Running on Fumes

Cars doesn’t have the usual Pixar drive

Jeffrey Anderson

The Pixar people not only broke through and gave us our first, dazzling computer-animated feature (Toy Story), but they continue to raise the bar, telling stories first while other studios still concentrate on jangling noise and bad jokes.


Sometimes, however, even the master doesn't know everything. Pixar's seventh feature film, Cars, arrives with more of a sputter than a zoom. It's a skid, if not entirely a blowout.


Pixar's best films so far have evoked and built from dire situations, such as the lawsuits that drove the superheroes out of business in The Incredibles (2004) or the mere fact of growing up and leaving childhood things behind in Toy Story 2 (1999).


At their worst, they give us flat, flawed personality traits that can be easily mended before the two-hour mark, such as Marlin's agoraphobia in Finding Nemo (2003). Fortunately, that film still contained a chest otherwise full of treasures.


Not so with Cars.

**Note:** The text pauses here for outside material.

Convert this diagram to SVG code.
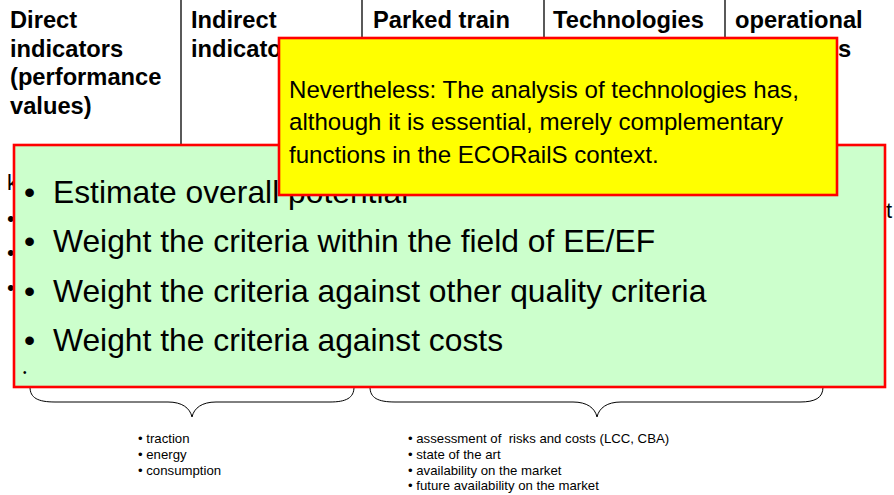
<svg xmlns="http://www.w3.org/2000/svg" width="894" height="495" viewBox="0 0 894 495">
<style>
text{font-family:"Liberation Sans",Arial,sans-serif;fill:#000}
.hd{font-size:23.7px;font-weight:bold}
.bg{font-size:22px}
.yl{font-size:24.1px}
.gr{font-size:31.8px}
.sm{font-size:13.2px}
.sep{stroke:#000;stroke-width:1.3}
.box{stroke:#FF0000;stroke-width:2.6}
.brace{fill:none;stroke:#000;stroke-width:1}
</style>
<rect width="894" height="495" fill="#fff"/>
<g id="headers">
<line class="sep" x1="181" y1="0" x2="181" y2="145"/>
<line class="sep" x1="362" y1="0" x2="362" y2="145"/>
<line class="sep" x1="544" y1="0" x2="544" y2="145"/>
<line class="sep" x1="725" y1="0" x2="725" y2="145"/>
<text class="hd" x="10" y="28">Direct</text>
<text class="hd" x="10" y="57">indicators</text>
<text class="hd" x="10" y="85">(performance</text>
<text class="hd" x="10" y="114">values)</text>
<text class="hd" x="191" y="28">Indirect</text>
<text class="hd" x="191" y="57">indicators</text>
<text class="hd" x="373" y="28">Parked train</text>
<text class="hd" x="553" y="28">Technologies</text>
<text class="hd" x="735" y="28">operational</text>
<text class="hd" x="838" y="57">s</text>
</g>
<g id="background-list">
<text class="bg" x="7" y="190">k</text>
<text class="bg" x="7" y="226">•</text>
<text class="bg" x="7" y="260">•</text>
<text class="bg" x="7" y="295">•</text>
<text class="bg" x="886" y="218">t</text>
</g>
<g id="connectors">
<path class="brace" d="M30,387 C30,398 38,402 55,402 L168,402 C182,402 190,408 192,417 C194,408 202,402 216,402 L330,402 C346,402 354,398 354,387"/>
<path class="brace" d="M370,387 C370,398 378,402 395,402 L573,402 C587,402 595,408 597,417 C599,408 607,402 621,402 L800,402 C815,402 823,398 823,387"/>
</g>
<g id="green-box">
<rect class="box" x="14" y="145" width="871" height="242" fill="#CCFFCC"/>
<text class="gr" x="24" y="203">•</text>
<text class="gr" x="53" y="203">Estimate overall potential</text>
<text class="gr" x="24" y="252">•</text>
<text class="gr" x="53" y="252">Weight the criteria within the field of EE/EF</text>
<text class="gr" x="24" y="302">•</text>
<text class="gr" x="53" y="302">Weight the criteria against other quality criteria</text>
<text class="gr" x="24" y="351">•</text>
<text class="gr" x="53" y="351">Weight the criteria against costs</text>
<text x="23" y="376" style="font-size:10px">•</text>
</g>
<g id="yellow-box">
<rect class="box" x="279" y="38" width="558" height="157" fill="#FFFF00"/>
<text class="yl" x="289" y="98">Nevertheless: The analysis of technologies has,</text>
<text class="yl" x="289" y="130">although it is essential, merely complementary</text>
<text class="yl" x="289" y="163">functions in the ECORailS context.</text>
</g>
<g id="left-notes">
<text class="sm" x="138" y="443">• traction</text>
<text class="sm" x="138" y="459">• energy</text>
<text class="sm" x="138" y="475">• consumption</text>
</g>
<g id="right-notes">
<text class="sm" x="408" y="443" xml:space="preserve">• assessment of  risks and costs (LCC, CBA)</text>
<text class="sm" x="408" y="459">• state of the art</text>
<text class="sm" x="408" y="475">• availability on the market</text>
<text class="sm" x="408" y="490">• future availability on the market</text>
</g>
</svg>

Here we get Lightning McQueen (voiced by Owen Wilson), an up-and-coming rookie race car with an acute case of arrogance. (And why shouldn't he be, named after the ultra-cool star of Le Mans?) In a couple of subplots, we get a former racing champ, Doc Hudson (voiced by real-life racer Paul Newman), hiding from his former glory, and the sad story of Route 66, bypassed for a soulless interstate.


Humans are absent from this world; cars show up to watch other cars race. After finishing in a three-way tie with the current champ and an also-ran with a streak of bad sportsmanship (voiced by Michael Keaton), Lightning must get to California for a tie-breaker. The winner gets the all-important Piston Cup, plus a slick merchandising deal. Due to his arrogance, Lighting finds himself waylaid in the flyspeck burg Radiator Springs, arrested and forced to fix the road he damaged during his arrival.

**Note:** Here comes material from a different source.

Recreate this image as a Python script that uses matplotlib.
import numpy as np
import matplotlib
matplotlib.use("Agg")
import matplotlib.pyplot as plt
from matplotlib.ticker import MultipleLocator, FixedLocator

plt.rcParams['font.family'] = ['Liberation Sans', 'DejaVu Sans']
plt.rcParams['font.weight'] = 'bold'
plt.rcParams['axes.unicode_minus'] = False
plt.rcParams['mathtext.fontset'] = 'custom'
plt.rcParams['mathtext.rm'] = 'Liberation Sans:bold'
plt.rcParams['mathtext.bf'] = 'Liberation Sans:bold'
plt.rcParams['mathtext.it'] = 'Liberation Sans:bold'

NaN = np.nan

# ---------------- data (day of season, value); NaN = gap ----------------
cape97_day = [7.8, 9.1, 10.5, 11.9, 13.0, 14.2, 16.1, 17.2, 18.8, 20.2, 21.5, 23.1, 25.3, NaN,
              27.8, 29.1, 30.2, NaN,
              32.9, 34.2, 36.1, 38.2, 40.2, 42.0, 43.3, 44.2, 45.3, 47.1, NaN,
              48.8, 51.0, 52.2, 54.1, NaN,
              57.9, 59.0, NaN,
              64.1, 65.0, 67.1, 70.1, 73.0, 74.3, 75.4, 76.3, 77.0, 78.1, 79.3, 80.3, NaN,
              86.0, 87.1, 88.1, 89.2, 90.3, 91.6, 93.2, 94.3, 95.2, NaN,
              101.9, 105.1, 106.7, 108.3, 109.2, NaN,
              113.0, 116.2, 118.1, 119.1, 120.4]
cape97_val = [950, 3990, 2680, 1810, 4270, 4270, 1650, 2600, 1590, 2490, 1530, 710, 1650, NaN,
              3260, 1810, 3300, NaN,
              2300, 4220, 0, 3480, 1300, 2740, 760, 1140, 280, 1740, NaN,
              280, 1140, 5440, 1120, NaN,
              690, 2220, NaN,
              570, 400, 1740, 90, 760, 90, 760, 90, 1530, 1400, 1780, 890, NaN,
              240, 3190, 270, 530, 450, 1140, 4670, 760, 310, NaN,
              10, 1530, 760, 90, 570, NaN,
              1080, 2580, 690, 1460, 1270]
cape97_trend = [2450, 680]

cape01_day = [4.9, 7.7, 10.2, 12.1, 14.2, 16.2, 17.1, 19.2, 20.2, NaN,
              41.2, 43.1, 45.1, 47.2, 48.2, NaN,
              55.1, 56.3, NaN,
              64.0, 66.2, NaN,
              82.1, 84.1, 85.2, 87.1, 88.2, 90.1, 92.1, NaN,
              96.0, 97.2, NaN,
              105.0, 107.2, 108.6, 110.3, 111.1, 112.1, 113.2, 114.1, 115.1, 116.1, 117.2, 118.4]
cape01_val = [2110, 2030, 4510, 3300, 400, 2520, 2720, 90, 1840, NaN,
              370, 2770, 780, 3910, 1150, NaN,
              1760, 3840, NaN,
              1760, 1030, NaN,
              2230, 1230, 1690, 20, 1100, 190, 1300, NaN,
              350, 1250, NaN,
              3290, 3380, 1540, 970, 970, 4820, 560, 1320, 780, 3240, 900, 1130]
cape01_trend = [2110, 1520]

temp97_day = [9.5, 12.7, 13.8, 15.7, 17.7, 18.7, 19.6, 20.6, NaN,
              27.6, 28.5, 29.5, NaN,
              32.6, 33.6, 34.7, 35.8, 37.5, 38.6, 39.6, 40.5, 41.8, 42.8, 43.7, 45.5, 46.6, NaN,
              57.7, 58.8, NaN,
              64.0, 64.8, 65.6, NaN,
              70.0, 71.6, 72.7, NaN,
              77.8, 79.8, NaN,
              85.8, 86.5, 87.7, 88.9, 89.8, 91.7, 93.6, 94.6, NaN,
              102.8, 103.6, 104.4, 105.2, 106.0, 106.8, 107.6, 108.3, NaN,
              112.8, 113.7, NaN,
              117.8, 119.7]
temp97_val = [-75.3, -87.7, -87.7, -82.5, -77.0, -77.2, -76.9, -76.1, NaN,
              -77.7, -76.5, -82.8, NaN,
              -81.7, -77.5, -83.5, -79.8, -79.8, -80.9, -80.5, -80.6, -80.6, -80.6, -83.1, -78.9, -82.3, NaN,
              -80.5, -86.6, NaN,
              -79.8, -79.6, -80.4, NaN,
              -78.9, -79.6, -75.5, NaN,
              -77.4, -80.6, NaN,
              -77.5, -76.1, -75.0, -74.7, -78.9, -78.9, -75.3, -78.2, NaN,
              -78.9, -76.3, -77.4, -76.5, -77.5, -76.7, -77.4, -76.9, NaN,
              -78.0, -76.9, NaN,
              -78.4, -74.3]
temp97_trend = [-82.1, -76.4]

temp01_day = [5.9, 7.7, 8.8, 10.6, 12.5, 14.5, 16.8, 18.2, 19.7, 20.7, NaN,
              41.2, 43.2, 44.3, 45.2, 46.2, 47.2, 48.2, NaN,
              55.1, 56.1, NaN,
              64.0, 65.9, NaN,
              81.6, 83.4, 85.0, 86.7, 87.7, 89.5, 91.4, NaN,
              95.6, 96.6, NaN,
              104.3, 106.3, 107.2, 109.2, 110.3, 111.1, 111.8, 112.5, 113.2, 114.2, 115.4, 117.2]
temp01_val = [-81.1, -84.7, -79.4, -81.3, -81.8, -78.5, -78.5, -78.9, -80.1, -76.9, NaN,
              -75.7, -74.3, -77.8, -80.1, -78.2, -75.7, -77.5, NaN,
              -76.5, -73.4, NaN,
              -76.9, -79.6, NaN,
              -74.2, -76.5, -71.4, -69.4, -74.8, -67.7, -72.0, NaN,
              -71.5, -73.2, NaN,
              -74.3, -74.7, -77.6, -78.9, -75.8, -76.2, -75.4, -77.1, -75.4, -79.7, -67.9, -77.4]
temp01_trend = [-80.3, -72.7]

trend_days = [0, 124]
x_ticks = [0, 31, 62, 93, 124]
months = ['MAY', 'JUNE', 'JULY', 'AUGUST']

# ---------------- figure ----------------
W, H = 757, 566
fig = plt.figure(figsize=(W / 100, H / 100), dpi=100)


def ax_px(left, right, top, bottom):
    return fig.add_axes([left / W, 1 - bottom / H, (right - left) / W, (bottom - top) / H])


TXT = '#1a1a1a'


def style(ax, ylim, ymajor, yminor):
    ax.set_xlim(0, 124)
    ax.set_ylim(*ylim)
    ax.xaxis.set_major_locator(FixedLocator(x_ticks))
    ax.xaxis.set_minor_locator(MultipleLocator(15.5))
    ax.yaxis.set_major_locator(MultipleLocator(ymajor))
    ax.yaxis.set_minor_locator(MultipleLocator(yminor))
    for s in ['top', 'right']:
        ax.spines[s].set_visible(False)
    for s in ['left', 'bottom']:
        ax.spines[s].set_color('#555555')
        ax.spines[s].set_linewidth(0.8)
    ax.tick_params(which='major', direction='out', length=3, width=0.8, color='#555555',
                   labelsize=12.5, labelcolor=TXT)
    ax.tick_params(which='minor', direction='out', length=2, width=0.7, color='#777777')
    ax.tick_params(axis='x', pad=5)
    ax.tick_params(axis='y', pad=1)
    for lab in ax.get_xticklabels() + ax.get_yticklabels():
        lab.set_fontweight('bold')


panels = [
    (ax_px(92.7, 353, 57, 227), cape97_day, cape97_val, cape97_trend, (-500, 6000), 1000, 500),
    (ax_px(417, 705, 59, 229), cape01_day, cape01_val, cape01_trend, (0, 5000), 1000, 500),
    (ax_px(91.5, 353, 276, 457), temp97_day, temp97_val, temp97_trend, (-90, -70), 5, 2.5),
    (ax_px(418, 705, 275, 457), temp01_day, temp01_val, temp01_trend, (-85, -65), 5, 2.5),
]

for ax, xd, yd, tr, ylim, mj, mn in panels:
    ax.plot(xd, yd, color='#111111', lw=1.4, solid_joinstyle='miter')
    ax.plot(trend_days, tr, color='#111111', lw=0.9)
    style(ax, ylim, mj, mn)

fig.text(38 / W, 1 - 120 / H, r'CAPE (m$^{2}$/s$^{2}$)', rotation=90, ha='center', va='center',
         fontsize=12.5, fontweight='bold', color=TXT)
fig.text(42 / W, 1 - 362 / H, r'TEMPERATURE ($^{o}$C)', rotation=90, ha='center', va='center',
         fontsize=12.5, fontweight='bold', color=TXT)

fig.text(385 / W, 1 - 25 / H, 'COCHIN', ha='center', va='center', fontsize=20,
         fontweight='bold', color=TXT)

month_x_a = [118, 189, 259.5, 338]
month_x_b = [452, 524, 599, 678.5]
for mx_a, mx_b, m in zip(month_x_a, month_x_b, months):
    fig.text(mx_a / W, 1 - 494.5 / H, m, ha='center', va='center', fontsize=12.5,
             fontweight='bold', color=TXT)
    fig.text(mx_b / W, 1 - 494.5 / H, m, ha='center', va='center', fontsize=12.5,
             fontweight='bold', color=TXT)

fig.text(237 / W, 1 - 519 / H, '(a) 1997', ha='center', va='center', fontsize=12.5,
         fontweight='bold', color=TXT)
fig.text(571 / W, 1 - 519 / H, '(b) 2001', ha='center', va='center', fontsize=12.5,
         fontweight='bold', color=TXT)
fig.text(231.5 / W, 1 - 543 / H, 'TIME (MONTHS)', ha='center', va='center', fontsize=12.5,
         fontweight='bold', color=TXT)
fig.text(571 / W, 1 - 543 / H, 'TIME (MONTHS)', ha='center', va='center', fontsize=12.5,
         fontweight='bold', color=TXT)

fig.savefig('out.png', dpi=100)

Anyone who has been to the movies once or twice can figure out that Lightning gets a soul-reviving dose of old-timey jes-folks, and learns how to behave like a proper gentle-car once again. Of course, there's a girl, a lovely Porsche (voiced by Bonnie Hunt) who left behind big-city lawyering for small-town spirituality.


This would be just fine, if the movie surprised us even once. Couldn't its eight screenwriters have come up with something that wasn't already used in Doc Hollywood?


Yet Pixar still manages to show why it's the champion, with a whole new batch of digital beauties. If there is such a thing as great cinematography in an animated film, Cars has it; it has a true appreciation for light, from the bright, night-defying stadium glare of the big race to the warm, morning sun in the desert flats. One shot of a waterfall is as breathtaking as anything photographed in reality. It also gets a sense of speed without chaos—no shaky cam—whether Lightning is dusting someone on the track or simply viewing the passing scenery.


Ultimately, the film's biggest crime is merely aiming for the younger audience that may have been stymied by the family dynamics in The Incredibles. But parents will miss out instead. The only concession to grown-ups is a small, funny cameo by Tom and Ray Magliozzi, the Car Talk guys from NPR.